Harmless loners obsessed with conspiracy theories, or genuine threat to the state?
In Germany, the Reichsbürger movement, which translates as “citizens of the Reich” or “imperial citizens,” has been around since the 1980s, in some shape or form. Until recently, members of this fragmented, leaderless group were dismissed as a collection of unsavory but obscure losers. Among other things, many of them believe Germany is an American colony run by Jews, and that the upstart right-wing political party Alternative for Germany was in fact set up by chancellor Angela Merkel (herself is a “Jewish Freemason”). Holocaust denial, anti-immigrant feelings, and neo-Nazi leanings are prevalent.
The one thing they can all agree on is that the current Federal Republic of Germany is illegitimate. (Thus, the longing for the days of the Reich.) They don’t accept the country’s borders after the Second World War, refuse to obey existing laws or pay taxes, and some have even set up their own mini-kingdoms, flying custom flags and forging phony passports.
For years, the Reichsbürger were seen as more nuisance than threat. But that has changed recently, after a number of attacks on government authorities—one fatal.
This month, Germany’s head of domestic intelligence, Hans-Georg Maassen, said the “Reichsbürger scene” now numbered around 10,000, mostly middle-aged white males. Between 500 and 600 of those were known right-wing extremists, many of whom have gun licenses. Maassen said the community was becoming increasingly radicalized, mainly via social media, and showing “a considerable willingness to employ violence.”
Police have carried out a number of raids on members of the Reichsbürger movement in the past year. Recently they launched coordinated searches in North Rhine-Westphalia, confiscating guns and ammunition and arresting two. Peter Fitzek, a Reichsburger and and self-declared “King of Germany,” was just jailed for three years for setting up an illegal bank and embezzling €1.3 million ($1.4 million) from the 600 people who gave him their money.

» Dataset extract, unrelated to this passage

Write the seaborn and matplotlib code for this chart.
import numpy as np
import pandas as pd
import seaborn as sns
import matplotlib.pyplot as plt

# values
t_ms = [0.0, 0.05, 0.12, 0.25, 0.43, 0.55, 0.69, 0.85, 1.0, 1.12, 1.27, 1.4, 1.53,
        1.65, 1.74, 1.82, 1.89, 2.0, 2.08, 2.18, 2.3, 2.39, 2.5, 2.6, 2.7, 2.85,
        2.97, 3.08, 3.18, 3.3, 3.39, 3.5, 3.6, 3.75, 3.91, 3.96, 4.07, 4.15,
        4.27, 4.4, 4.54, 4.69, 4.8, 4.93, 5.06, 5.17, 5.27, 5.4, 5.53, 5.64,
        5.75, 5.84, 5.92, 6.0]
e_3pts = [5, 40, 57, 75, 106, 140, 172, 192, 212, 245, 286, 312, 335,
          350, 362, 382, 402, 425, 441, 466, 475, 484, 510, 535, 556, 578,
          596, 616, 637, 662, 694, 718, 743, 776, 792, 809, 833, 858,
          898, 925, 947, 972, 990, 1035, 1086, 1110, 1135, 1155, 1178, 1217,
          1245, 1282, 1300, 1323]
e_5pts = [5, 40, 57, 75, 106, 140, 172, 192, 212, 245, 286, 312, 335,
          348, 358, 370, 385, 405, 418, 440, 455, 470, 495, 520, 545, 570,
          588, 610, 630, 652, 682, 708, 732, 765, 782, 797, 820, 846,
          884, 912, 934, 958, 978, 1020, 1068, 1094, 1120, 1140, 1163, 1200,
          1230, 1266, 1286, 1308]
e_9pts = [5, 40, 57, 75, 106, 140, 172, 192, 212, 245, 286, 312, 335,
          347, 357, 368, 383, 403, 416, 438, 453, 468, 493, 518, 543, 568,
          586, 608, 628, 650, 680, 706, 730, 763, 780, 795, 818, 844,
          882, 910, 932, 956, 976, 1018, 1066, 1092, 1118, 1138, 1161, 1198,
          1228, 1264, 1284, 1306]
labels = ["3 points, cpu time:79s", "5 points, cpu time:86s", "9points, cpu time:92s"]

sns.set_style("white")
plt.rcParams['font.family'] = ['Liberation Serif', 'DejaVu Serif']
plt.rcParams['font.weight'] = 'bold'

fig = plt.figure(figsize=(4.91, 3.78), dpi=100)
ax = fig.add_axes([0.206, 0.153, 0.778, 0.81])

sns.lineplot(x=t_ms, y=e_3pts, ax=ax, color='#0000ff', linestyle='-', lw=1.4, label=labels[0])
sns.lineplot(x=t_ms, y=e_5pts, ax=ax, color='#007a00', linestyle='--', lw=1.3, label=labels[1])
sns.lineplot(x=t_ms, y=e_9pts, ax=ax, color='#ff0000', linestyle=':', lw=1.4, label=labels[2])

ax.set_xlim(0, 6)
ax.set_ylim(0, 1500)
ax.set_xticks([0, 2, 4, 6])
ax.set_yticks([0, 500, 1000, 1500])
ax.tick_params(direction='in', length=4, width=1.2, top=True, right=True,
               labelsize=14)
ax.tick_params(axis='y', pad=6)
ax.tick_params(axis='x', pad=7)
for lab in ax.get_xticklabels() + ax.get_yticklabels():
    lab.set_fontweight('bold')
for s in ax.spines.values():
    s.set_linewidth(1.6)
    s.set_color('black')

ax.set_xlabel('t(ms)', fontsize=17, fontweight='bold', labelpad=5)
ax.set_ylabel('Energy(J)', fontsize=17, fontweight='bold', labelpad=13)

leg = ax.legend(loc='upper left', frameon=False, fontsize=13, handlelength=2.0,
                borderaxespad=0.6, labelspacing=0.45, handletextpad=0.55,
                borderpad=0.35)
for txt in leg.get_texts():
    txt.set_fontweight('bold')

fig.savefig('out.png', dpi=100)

This follows an August incident in which Adrian Ursache, a Reichsbürger and former “Mister Germany” winner, opened fire on police at his home in Saxony-Anhalt, wounding three officers. Things got much darker in October, when another suspected member of the group number opened fire on police at his home near Nuremburg (the cops came to take away his guns after he was deemed mentally unsound to possess a firearm). The man killed a 32-year-old officer.
Dealing with these people is delicate—they frequently issue “death decrees” from their fictional courts to officials. Some government offices are now advising their staff on how to handle “the administration of Reichsbürger.”
In general, Germany’s far-right scene has becoming increasingly fragmented and dangerous. The huge influx of refugees in 2015 and 2016 caused a surge in anti-immigrant sentiment, and the Tagesspiegel newspaper (link in German) recently quoted security sources as saying the number of right-wing extremists across the country rose to more than 23,000 in 2016. There were around 3,500 attacks against refugees and asylum seekers in 2016. Keeping track of these disparate, potentially violent groups like the Reichsbürger is a growing challenge.